Abu Dhabi's Aldar Properties drags down the emirate's index after Moody's cut its credit rating by two notches and Kuwait slips in muted trade. The developer falls 3.7 percent.

Abu Dhabi's benchmark retreats 0.6 percent to 2,717 points, down for a third session since Sunday's near eight-month high. Volumes dip to a two-week low, showing a lack of investor interest after index compiler delayed its verdict on upgrade for United Arab Emirates and Qatar markets.

Dubai's index slips 0.8 percent to 1,537 points, extending declines for a second session after the MSCI announcement on Wednesday.

Most stocks are down, with only three gainers. Bellwether Emaar Properties slips 1.3 percent, Dubai Financial Market falls 3.3 percent and Arabtec slides 3.1 percent.

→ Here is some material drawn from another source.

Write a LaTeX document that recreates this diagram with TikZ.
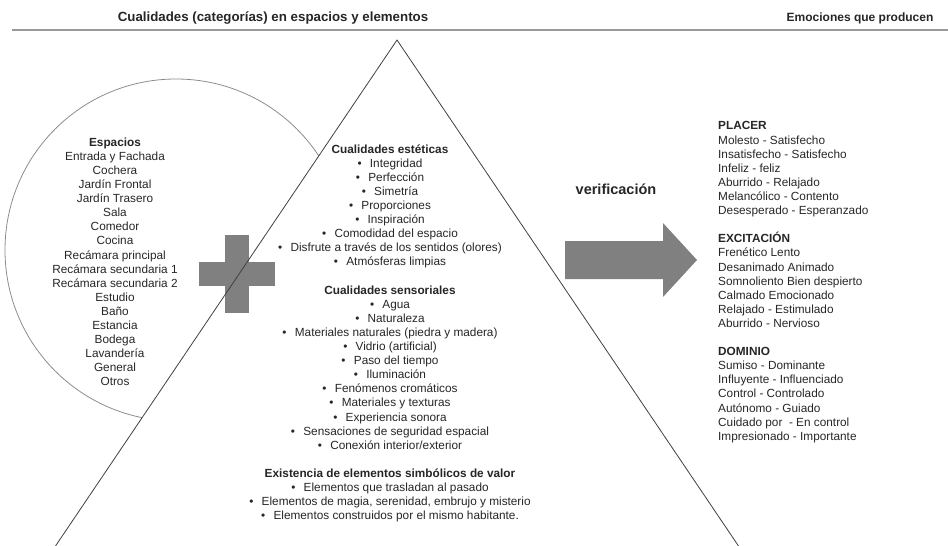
\documentclass[tikz,border=0pt]{standalone}
\usepackage{fontspec}
\setmainfont{Liberation Sans}
\usepackage{tikz}

\definecolor{plusgray}{HTML}{808080}
\newcommand{\bul}{\textbullet\hspace{0.7em}}

\begin{document}
\begin{tikzpicture}[x=1pt, y=-1pt,
    txt/.style={font=\fontsize{11.8}{14.1}\selectfont, text=black!85, inner sep=0pt, align=center},
    hdr/.style={txt, font=\bfseries\fontsize{13.3}{15}\selectfont},
    lst/.style={txt, align=left},
    block/.style={fill=plusgray, draw=none}]
  \useasboundingbox (0,0) rectangle (948,546);

  % headers
  \node[hdr, anchor=base] (qual) at (273,21) {Cualidades (categorías) en espacios y elementos};
  \node[hdr, anchor=base, font=\bfseries\fontsize{12}{14}\selectfont] (emo) at (860,21) {Emociones que producen};
  \draw[black!40, line width=2pt] (12,30) -- (948,30);

  % circle and triangle
  \coordinate (apex) at (397,40);
  \coordinate (bl) at (55.5,546);
  \coordinate (br) at (738.5,546);
  \draw[black!45, line width=0.8pt] (176,250) circle[radius=171];
  \fill[white] (apex) -- (bl) -- (br) -- cycle;

  % plus
  \fill[block] (225,235) rectangle (249,313);
  \fill[block] (199,262) rectangle (275,286);
  \draw[black!75, line width=0.8pt] (bl) -- (apex) -- (br);

  % arrow
  \fill[block] (565,241) -- (663,241) -- (663,223) -- (697,260)
    -- (663,297) -- (663,279) -- (565,279) -- cycle;
  \node[txt, font=\bfseries\fontsize{14.5}{16}\selectfont, anchor=base] (verif) at (616,194) {verificación};

  \node[txt, anchor=north] (espacios) at (115,137.5) {\textbf{Espacios}\\
    Entrada y Fachada\\ Cochera\\ Jardín Frontal\\ Jardín Trasero\\ Sala\\
    Comedor\\ Cocina\\ Recámara principal\\ Recámara secundaria 1\\
    Recámara secundaria 2\\ Estudio\\ Baño\\ Estancia\\ Bodega\\
    Lavandería\\ General\\ Otros};

  \node[txt, anchor=north] (cual) at (390,144.3) {\textbf{Cualidades estéticas}\\
    \bul Integridad\\ \bul Perfección\\ \bul Simetría\\ \bul Proporciones\\
    \bul Inspiración\\ \bul Comodidad del espacio\\
    \bul Disfrute a través de los sentidos (olores)\\ \bul Atmósferas limpias\\[14.1pt]
    \textbf{Cualidades sensoriales}\\
    \bul Agua\\ \bul Naturaleza\\ \bul Materiales naturales (piedra y madera)\\
    \bul Vidrio (artificial)\\ \bul Paso del tiempo\\ \bul Iluminación\\
    \bul Fenómenos cromáticos\\ \bul Materiales y texturas\\
    \bul Experiencia sonora\\ \bul Sensaciones de seguridad espacial\\
    \bul Conexión interior/exterior\\[14.1pt]
    \textbf{Existencia de elementos simbólicos de valor}\\
    \bul Elementos que trasladan al pasado\\
    \bul Elementos de magia, serenidad, embrujo y misterio\\
    \bul Elementos construidos por el mismo habitante.};

  \node[lst, anchor=north west] (placer) at (718,121.5) {\textbf{PLACER}\\
    Molesto - Satisfecho\\ Insatisfecho - Satisfecho\\ Infeliz - feliz\\
    Aburrido - Relajado\\ Melancólico - Contento\\ Desesperado - Esperanzado\\[14.17pt]
    \textbf{EXCITACIÓN}\\
    Frenético Lento\\ Desanimado Animado\\ Somnoliento Bien despierto\\
    Calmado Emocionado\\ Relajado - Estimulado\\ Aburrido - Nervioso\\[14.17pt]
    \textbf{DOMINIO}\\
    Sumiso - Dominante\\ Influyente - Influenciado\\ Control - Controlado\\
    Autónomo - Guiado\\ Cuidado por\ \ - En control\\ Impresionado - Importante};
\end{tikzpicture}
\end{document}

Elsewhere, Kuwait's benchmark slips 0.2 percent to 6,264 points, down in past four in six sessions. Gulf Finance House weighs with a 2.9 percent drop.

Thin volumes drag the index, as many investors are absent from the market.

"It's the usual summer doldrums, most people are away on holiday - that's affecting low turnover in the market," says Shahid Hameed, Global Investment House head of asset management for the Gulf region. "There is very limited activity and no news flow as such to excite anybody."

Zain ends flat despite a Goldman Sachs saying the company would continue to lose market share in Kuwait and Iraq, as management is more focused on corporate restructuring than on addressing the business' operating problems. It maintained a sell rating on the telecom operator.

In Qatar, the index slips 0.6 percent to 8,161 points. It ended flat for past two sessions, showing a lack of response to MSCI's decision delay.

Qatar is in talks with individual firms to raise foreign ownership limits, yet is not planning a blanket increase despite a requirement by index complier MSCI, a Doha bourse official told Reuters on Wednesday.

"If you talk to the companies, they seem quite willing to increase the limits, because they want to increase their institutional shareholder base," says Hashem Montasser, managing partner at Frontlane Capital, a Dubai-based asset management firm.

Most stocks are lower but on thin volumes. Qatar National Bank falls 1.4 percent, Masraf Al Rayan and Barwa Real Estate shed 1 percent each.

Qatar Telecommunications bucks the trend and rises 0.3 percent after Goldman and Sachs raises its price target and upgrades from neutral to buy.